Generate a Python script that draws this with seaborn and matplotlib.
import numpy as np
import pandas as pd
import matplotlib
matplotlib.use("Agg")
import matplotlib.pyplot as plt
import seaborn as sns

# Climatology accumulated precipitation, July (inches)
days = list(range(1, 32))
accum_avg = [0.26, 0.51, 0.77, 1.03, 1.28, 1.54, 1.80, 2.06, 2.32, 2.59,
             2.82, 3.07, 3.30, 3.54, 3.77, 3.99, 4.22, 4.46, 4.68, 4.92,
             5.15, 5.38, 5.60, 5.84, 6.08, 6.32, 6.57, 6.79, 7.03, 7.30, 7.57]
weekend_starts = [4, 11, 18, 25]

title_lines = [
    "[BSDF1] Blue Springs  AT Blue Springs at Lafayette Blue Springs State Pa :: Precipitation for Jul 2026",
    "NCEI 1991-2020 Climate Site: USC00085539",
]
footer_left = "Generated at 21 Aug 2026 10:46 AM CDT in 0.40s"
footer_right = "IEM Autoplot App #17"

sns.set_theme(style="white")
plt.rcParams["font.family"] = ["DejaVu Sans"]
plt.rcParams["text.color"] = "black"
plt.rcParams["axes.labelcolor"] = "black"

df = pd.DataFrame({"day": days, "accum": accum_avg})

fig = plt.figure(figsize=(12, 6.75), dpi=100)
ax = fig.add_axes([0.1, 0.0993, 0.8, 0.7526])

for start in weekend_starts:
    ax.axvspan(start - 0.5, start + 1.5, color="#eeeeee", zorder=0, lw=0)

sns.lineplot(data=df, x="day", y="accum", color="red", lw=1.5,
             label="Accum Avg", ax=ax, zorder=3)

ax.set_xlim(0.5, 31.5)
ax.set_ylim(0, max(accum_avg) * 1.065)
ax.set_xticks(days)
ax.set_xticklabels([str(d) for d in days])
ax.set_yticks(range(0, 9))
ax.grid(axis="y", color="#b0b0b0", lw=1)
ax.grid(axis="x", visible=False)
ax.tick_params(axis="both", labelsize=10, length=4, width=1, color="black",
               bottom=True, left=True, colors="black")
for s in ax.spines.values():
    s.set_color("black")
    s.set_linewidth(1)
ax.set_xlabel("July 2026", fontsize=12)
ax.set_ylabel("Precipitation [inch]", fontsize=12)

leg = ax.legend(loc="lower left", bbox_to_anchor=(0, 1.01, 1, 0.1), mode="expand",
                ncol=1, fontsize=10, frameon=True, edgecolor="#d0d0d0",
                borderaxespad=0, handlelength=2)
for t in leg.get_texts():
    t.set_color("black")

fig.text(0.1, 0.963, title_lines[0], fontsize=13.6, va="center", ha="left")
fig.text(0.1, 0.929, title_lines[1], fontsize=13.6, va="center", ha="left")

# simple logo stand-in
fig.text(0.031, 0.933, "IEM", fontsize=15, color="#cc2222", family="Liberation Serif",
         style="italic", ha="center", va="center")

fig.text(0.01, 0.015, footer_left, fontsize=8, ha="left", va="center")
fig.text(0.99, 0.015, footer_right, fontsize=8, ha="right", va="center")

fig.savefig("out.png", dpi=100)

--

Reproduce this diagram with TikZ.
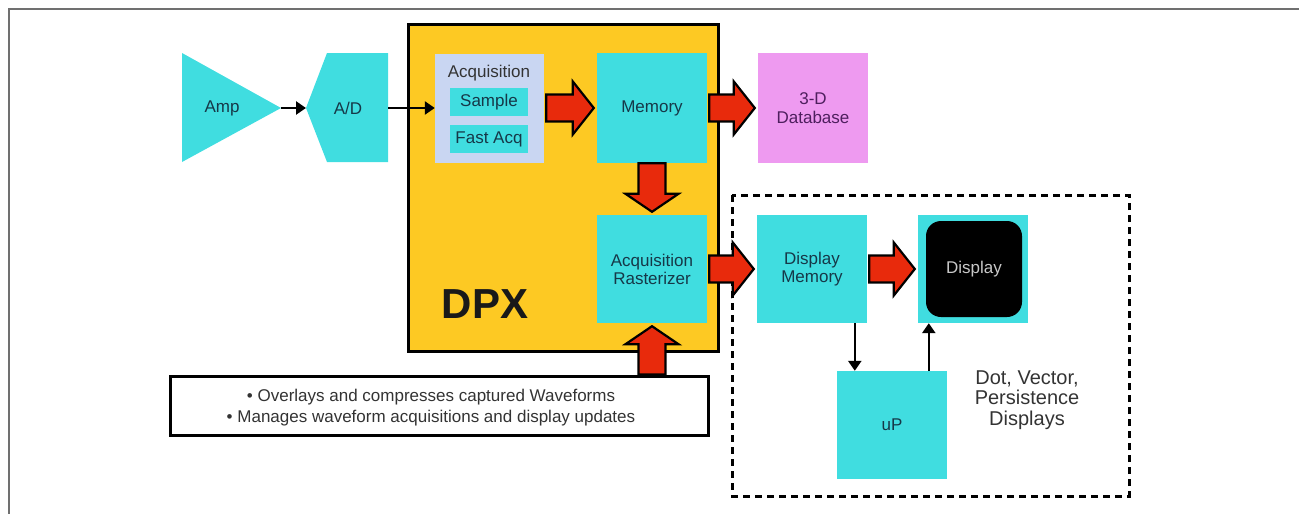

...

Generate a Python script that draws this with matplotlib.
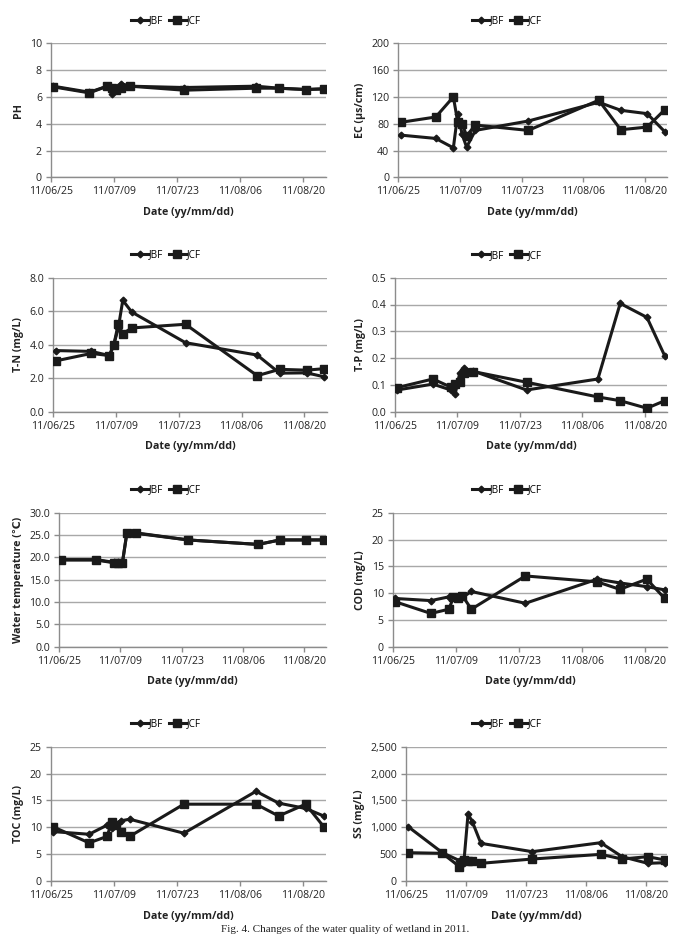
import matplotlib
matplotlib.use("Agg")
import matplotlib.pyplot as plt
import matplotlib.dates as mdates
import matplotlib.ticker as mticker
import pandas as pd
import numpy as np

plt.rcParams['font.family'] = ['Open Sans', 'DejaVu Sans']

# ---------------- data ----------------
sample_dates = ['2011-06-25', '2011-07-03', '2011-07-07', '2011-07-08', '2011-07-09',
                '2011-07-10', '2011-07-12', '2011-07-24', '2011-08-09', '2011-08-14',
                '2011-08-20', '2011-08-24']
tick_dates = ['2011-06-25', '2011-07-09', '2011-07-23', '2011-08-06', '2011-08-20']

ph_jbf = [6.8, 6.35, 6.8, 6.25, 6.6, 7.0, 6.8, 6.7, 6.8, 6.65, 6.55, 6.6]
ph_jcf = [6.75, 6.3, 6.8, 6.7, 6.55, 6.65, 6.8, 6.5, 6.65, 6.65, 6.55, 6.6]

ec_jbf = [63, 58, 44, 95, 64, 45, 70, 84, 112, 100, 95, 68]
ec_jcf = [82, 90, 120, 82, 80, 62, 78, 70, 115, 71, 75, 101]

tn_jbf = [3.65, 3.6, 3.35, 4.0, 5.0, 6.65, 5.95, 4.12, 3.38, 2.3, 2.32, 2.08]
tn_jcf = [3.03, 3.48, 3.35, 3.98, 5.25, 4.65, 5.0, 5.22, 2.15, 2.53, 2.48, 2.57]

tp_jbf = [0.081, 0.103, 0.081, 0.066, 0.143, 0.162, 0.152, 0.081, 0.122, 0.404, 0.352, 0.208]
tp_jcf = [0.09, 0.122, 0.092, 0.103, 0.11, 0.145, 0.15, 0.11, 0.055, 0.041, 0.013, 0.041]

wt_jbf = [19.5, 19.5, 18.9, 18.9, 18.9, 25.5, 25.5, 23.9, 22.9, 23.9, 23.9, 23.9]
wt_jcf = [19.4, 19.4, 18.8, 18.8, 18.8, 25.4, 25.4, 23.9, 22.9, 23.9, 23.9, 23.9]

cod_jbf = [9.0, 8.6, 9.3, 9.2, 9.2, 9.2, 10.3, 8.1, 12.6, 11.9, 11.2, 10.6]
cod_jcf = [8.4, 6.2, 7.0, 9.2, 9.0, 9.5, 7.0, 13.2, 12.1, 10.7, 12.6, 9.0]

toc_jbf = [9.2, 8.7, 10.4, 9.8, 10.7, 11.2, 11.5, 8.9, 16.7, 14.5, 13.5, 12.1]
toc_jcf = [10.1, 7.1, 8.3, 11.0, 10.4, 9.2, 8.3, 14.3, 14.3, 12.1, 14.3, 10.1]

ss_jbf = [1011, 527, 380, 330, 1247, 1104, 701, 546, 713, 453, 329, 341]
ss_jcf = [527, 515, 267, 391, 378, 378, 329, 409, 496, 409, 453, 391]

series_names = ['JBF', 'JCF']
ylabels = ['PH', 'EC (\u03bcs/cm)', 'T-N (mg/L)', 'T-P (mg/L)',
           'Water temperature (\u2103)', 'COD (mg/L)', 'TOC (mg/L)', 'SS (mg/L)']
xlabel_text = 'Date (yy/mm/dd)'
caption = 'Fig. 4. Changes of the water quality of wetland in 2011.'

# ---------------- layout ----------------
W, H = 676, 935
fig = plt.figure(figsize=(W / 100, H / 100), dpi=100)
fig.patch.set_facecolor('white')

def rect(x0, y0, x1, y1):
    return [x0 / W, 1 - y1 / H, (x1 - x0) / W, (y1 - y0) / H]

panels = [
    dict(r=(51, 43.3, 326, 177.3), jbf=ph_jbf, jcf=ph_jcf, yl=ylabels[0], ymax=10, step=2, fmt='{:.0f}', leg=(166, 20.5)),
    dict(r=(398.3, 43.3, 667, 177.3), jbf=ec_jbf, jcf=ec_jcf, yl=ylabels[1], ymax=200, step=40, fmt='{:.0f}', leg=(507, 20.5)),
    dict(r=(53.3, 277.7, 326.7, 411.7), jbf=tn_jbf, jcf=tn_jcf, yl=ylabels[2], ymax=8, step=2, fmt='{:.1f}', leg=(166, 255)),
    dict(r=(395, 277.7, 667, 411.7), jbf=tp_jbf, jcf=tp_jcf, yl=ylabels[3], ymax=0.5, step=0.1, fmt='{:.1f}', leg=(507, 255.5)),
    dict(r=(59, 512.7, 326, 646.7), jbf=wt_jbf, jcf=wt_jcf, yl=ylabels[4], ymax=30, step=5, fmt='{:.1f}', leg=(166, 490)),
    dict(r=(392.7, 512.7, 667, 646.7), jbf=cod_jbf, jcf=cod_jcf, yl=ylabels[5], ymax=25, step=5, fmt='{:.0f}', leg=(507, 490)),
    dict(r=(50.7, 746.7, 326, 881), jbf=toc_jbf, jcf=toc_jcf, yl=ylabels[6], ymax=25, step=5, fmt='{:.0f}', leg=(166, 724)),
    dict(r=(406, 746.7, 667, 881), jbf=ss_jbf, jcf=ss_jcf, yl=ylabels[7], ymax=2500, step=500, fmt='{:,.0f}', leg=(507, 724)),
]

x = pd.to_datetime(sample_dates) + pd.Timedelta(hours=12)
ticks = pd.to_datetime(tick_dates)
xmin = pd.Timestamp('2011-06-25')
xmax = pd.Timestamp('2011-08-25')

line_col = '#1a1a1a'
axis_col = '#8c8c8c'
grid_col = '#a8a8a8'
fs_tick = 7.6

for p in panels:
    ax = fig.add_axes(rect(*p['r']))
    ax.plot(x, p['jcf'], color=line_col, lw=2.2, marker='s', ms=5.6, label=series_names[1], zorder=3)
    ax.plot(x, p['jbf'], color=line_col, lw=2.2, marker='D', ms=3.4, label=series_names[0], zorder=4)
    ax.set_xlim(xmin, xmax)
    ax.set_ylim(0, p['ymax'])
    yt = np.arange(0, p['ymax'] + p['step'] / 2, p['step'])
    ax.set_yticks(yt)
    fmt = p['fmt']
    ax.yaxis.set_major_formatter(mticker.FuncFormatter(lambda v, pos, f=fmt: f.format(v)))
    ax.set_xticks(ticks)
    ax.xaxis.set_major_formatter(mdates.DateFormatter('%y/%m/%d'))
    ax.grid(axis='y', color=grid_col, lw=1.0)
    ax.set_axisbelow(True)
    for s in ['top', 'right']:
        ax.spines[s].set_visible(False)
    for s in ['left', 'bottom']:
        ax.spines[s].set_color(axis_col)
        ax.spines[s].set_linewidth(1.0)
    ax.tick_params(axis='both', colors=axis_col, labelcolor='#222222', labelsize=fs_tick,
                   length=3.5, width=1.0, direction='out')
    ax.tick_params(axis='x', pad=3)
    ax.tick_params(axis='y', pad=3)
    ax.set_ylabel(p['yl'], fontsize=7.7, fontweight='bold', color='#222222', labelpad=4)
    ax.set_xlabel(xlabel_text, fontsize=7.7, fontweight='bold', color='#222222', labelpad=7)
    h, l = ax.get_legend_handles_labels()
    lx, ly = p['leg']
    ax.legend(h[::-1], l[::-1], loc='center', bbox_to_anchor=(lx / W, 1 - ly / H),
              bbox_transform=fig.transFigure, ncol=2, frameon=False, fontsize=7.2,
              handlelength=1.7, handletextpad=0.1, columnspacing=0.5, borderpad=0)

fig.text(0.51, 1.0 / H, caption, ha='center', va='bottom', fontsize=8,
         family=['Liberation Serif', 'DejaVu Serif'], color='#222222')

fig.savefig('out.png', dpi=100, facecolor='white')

### PROBLEM TO WORK ON
Reproduce only the lines running from the one that has "Generate a Python script that draws this with matplotlib." through the one that has "plt.rcParams['font.family'] = ['Open", ends included. Any pictures in that stretch should not be copied.

### ANSWER FOR THE TASK
Generate a Python script that draws this with matplotlib.
import matplotlib
matplotlib.use("Agg")
import matplotlib.pyplot as plt
import matplotlib.dates as mdates
import matplotlib.ticker as mticker
import pandas as pd
import numpy as np

plt.rcParams['font.family'] = ['Open Sans', 'DejaVu Sans']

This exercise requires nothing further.